I do make fried chicken for them occasionally and I season with a bit of curry, cumin, and smoked paprika.

    - 1 pack of 6 thighs or 3 breasts
    - 4 tbs corn starch + 1 tsp salt + 1/2 tsp each of curry powder, cumin, smoked paprika to coat
    - slice chicken thinly and use a mallet to flatten to make it even and cook faster (this also increases the ratio of breading to chicken which they like)
    - coat each slice in the corn starch mix
    - beat 2 eggs and then dredge the coated slices in egg
    - coat the now egg coated chicken with bread crumbs of your choice
    - fry in a flat pan with just about 4-6mm of oil
    - about 60-90 seconds each side

They love it! But it also takes me almost 2 hours to do! So it's a once in a while thing in these busy times.

You're still going to come back to a child who's learned "Real chicken nuggets come in dinosaur shapes, are very salty, have a uniform breading, and don't require teeth to chew". He's going to think your dish doesn't quality.

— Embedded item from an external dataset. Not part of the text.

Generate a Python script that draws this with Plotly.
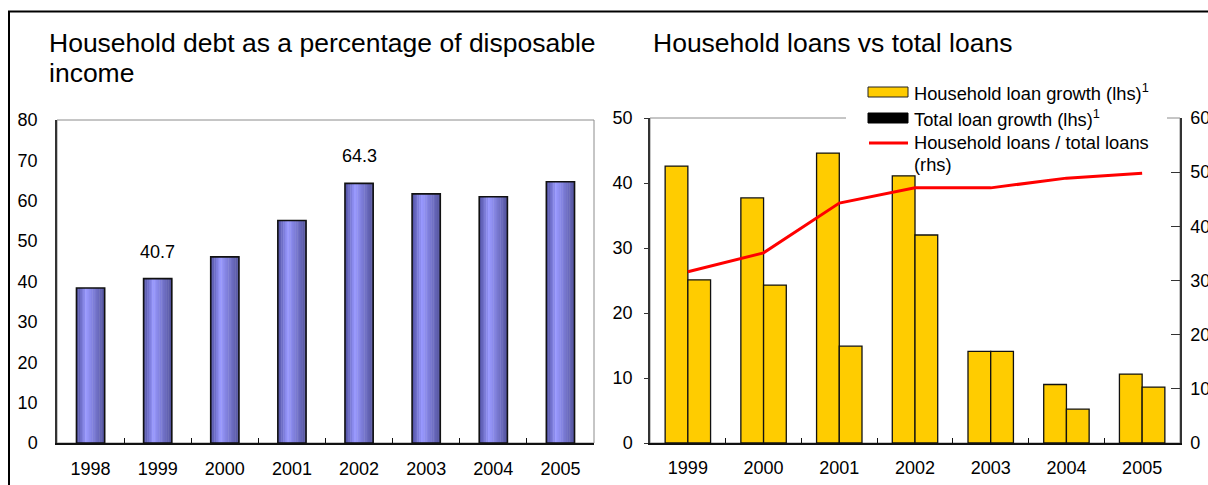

  • Going through the school system (private pre-K/K and public) was really what changed my kids' eating habits. Once they get used to the school nuggets and pizza, it's hard to "unlearn". They were more diverse eaters as young kids and ended more picky and narrow in their food choices. It's why pizza is the staple of every kids' birthday party.

    • I believe this is a difficult problem for schools. They need to have food that meets the standards (as they are defined), appealing enough to 6 through {age} range to have them eat it, something that can be prepared with relatively low skill demands, and something that can be prepared easily in the quantities needed with the kitchen staff provided.

      That really gets down to reheated chicken nuggets, pizza, and other classic school lunches.

      The alternative would be to have a school that has a sufficiently large and trained kitchen staff to prepare diverse food, make sure that the food selection that they have meets the requirements (and that the kids aren't just eating the deserts).

      I'm recalling back to my school food eating days and the kitchen had four people - two serving, one cooking, one cleaning.

      High school had two or three in the cafeteria - and they were constantly putting out the fast food equivalent food items. I can't even remember if there were salads (if there were, I don't think I ever ate them). [Burger, deep fried [fish, shrimp, chicken], French fries] was my lunches for four years.

      Though I'm also not entirely sure that schools are to blame for the narrowing of food preference with kids. They don't help, but I'm not entirely sure they are to blame.